[Stored items]
=======

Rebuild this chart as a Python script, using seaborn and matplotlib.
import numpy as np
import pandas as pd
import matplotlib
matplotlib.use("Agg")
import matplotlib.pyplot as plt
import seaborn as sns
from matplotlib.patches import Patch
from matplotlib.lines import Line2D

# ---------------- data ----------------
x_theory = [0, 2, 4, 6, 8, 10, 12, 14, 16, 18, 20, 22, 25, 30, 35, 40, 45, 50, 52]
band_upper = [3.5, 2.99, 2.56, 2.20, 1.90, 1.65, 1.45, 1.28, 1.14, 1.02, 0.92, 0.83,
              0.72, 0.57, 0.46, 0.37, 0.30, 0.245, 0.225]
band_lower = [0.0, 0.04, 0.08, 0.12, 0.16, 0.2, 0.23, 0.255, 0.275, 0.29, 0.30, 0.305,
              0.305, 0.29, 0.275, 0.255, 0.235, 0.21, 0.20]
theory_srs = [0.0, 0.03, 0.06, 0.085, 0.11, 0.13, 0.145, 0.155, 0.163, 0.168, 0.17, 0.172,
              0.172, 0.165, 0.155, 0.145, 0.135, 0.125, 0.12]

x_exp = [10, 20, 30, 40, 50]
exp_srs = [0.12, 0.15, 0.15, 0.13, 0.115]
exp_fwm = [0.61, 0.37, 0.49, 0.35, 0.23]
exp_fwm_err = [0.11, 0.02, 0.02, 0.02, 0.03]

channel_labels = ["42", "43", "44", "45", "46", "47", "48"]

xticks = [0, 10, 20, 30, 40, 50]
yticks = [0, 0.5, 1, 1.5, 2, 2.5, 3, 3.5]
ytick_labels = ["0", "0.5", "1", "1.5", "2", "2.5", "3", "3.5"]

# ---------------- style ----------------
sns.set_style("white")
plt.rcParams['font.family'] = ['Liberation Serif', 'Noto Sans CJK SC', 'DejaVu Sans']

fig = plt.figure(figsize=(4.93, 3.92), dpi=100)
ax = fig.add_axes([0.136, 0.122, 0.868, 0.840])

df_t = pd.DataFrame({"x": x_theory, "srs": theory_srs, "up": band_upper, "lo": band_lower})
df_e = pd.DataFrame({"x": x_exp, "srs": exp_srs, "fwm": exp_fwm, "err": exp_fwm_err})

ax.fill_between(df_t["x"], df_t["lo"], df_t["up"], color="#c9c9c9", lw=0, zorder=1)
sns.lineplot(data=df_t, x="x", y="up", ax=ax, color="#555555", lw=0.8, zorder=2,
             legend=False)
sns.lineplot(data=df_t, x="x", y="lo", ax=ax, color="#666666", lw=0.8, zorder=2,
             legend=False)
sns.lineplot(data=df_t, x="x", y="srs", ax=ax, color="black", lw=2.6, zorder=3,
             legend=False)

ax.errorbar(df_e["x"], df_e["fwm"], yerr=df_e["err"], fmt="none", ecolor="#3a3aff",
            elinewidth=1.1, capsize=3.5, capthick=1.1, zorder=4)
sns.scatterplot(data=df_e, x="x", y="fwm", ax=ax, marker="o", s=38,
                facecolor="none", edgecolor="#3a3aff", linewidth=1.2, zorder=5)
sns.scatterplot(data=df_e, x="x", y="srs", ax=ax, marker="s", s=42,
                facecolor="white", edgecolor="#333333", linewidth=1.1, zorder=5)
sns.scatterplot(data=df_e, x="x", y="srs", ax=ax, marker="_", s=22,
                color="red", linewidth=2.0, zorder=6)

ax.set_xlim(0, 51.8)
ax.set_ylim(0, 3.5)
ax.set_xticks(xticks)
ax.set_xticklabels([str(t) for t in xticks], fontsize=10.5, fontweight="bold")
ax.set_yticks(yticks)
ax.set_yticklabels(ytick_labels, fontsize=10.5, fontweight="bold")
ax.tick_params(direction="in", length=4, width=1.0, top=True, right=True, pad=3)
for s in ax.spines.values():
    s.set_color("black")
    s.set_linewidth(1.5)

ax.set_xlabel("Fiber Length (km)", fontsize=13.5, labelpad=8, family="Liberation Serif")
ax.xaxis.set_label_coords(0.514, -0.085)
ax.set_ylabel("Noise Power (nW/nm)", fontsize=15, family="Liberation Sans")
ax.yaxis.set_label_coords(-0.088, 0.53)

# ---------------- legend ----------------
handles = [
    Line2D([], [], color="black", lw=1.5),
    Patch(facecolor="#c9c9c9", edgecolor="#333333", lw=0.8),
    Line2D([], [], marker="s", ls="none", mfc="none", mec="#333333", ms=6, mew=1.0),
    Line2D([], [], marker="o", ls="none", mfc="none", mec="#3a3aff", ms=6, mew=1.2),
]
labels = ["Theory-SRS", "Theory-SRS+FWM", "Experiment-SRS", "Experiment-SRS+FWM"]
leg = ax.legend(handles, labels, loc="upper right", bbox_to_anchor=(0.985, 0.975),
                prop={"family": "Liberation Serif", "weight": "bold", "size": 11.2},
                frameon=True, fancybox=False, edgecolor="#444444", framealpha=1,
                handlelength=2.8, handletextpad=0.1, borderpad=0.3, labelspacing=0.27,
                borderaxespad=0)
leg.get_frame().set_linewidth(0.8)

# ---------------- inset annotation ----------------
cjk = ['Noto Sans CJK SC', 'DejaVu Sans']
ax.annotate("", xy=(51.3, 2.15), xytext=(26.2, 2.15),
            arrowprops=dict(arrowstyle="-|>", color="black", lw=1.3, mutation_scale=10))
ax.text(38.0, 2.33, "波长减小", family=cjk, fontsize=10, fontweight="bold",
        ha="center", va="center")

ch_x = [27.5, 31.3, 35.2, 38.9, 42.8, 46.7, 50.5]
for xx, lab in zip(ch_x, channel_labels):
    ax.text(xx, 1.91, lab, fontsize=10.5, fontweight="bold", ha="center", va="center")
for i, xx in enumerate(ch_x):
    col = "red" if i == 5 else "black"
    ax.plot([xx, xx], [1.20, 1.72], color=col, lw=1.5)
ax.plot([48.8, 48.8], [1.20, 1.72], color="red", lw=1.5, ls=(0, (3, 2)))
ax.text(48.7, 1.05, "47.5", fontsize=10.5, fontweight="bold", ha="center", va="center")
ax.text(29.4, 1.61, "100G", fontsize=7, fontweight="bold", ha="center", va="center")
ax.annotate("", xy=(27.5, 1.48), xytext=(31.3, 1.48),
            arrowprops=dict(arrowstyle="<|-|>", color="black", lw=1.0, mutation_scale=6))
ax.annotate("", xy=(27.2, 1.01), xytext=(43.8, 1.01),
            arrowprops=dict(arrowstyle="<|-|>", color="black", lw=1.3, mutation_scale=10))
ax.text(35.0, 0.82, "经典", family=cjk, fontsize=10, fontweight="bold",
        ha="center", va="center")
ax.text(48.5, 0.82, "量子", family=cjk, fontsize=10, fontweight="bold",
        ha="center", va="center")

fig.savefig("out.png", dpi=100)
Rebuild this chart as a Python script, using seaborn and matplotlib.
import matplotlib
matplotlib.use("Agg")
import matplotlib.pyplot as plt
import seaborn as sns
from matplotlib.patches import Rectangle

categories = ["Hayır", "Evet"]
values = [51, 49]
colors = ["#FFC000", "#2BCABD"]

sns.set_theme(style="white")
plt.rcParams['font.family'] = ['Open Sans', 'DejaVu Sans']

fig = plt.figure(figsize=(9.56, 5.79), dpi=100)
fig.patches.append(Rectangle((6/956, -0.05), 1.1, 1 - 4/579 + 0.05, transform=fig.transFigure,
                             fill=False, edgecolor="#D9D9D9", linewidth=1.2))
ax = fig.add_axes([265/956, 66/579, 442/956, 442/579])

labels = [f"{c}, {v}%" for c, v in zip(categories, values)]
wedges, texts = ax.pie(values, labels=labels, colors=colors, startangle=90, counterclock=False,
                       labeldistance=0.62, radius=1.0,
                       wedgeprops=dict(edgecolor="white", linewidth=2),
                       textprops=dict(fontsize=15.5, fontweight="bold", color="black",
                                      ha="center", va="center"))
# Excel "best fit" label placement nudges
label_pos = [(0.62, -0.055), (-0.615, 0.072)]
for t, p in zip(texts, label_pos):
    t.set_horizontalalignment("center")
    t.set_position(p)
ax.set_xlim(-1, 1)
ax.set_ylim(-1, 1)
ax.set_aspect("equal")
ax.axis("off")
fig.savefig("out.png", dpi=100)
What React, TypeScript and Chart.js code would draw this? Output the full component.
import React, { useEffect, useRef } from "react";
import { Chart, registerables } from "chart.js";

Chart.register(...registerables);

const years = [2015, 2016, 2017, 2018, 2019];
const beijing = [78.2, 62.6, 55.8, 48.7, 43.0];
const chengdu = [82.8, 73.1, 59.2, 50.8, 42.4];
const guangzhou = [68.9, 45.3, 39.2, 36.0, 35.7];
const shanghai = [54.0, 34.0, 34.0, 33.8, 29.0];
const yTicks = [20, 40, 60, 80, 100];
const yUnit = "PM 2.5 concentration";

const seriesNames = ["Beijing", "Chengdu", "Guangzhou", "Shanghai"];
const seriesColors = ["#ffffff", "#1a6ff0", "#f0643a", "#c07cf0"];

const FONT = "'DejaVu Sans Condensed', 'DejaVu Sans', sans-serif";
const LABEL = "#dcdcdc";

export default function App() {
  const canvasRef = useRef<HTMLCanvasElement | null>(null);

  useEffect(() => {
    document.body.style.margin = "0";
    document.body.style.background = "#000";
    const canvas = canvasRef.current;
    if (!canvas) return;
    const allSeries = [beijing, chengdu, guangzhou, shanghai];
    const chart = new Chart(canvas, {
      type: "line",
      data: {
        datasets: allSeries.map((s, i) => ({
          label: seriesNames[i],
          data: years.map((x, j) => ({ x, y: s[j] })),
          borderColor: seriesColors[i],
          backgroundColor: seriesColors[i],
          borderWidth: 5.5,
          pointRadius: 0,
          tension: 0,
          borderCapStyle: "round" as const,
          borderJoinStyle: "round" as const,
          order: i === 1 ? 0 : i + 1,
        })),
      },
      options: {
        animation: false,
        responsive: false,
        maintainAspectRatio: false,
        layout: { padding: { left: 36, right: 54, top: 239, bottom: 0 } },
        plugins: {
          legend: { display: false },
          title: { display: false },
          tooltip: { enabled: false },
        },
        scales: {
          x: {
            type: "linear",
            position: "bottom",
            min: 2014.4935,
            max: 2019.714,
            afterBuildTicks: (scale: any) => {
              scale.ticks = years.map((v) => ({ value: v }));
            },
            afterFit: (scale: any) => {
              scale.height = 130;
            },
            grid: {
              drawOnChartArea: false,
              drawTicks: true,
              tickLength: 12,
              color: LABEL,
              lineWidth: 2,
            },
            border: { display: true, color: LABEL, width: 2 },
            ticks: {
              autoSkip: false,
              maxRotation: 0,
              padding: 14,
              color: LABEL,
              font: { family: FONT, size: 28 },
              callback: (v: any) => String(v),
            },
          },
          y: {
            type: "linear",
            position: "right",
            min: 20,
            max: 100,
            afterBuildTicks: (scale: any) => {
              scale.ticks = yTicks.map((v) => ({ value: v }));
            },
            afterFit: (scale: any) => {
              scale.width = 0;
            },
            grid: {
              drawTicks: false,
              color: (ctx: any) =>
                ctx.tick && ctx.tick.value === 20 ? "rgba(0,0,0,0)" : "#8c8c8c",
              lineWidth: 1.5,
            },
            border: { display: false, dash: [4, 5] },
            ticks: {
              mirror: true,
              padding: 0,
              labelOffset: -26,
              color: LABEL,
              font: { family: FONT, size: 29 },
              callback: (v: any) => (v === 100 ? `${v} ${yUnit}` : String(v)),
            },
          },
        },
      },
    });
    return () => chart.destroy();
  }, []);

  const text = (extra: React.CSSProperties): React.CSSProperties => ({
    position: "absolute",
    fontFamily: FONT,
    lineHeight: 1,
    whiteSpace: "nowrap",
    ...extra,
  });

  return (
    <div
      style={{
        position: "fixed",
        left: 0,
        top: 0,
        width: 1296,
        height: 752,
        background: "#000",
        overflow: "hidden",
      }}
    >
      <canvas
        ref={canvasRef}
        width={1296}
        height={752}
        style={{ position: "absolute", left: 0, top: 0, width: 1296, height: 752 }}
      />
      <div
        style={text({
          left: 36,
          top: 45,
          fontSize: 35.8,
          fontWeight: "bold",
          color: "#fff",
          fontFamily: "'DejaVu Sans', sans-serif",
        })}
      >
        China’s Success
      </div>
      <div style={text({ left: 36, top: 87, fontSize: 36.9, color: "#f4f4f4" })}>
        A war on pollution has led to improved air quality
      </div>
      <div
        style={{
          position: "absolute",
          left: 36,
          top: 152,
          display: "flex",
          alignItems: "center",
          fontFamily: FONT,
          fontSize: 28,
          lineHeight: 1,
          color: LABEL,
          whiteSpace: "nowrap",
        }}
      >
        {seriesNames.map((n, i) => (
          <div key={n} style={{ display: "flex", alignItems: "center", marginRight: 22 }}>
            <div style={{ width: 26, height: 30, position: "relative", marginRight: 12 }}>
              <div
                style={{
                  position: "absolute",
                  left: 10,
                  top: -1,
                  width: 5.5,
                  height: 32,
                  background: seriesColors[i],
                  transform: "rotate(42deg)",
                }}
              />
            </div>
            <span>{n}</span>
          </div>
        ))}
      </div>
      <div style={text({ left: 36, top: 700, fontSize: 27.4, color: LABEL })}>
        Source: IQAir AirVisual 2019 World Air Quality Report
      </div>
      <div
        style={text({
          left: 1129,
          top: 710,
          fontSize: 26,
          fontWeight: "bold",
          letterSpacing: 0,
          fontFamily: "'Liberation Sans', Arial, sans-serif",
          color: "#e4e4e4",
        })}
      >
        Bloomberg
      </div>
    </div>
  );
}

=======

# [Problem]
Beginning with the line containing "What React, TypeScript" and ending with the line containing "Chart.register(...registerables);", extract those lines exactly from the listing above, and only those.

# [Solution]
What React, TypeScript and Chart.js code would draw this? Output the full component.
import React, { useEffect, useRef } from "react";
import { Chart, registerables } from "chart.js";

Chart.register(...registerables);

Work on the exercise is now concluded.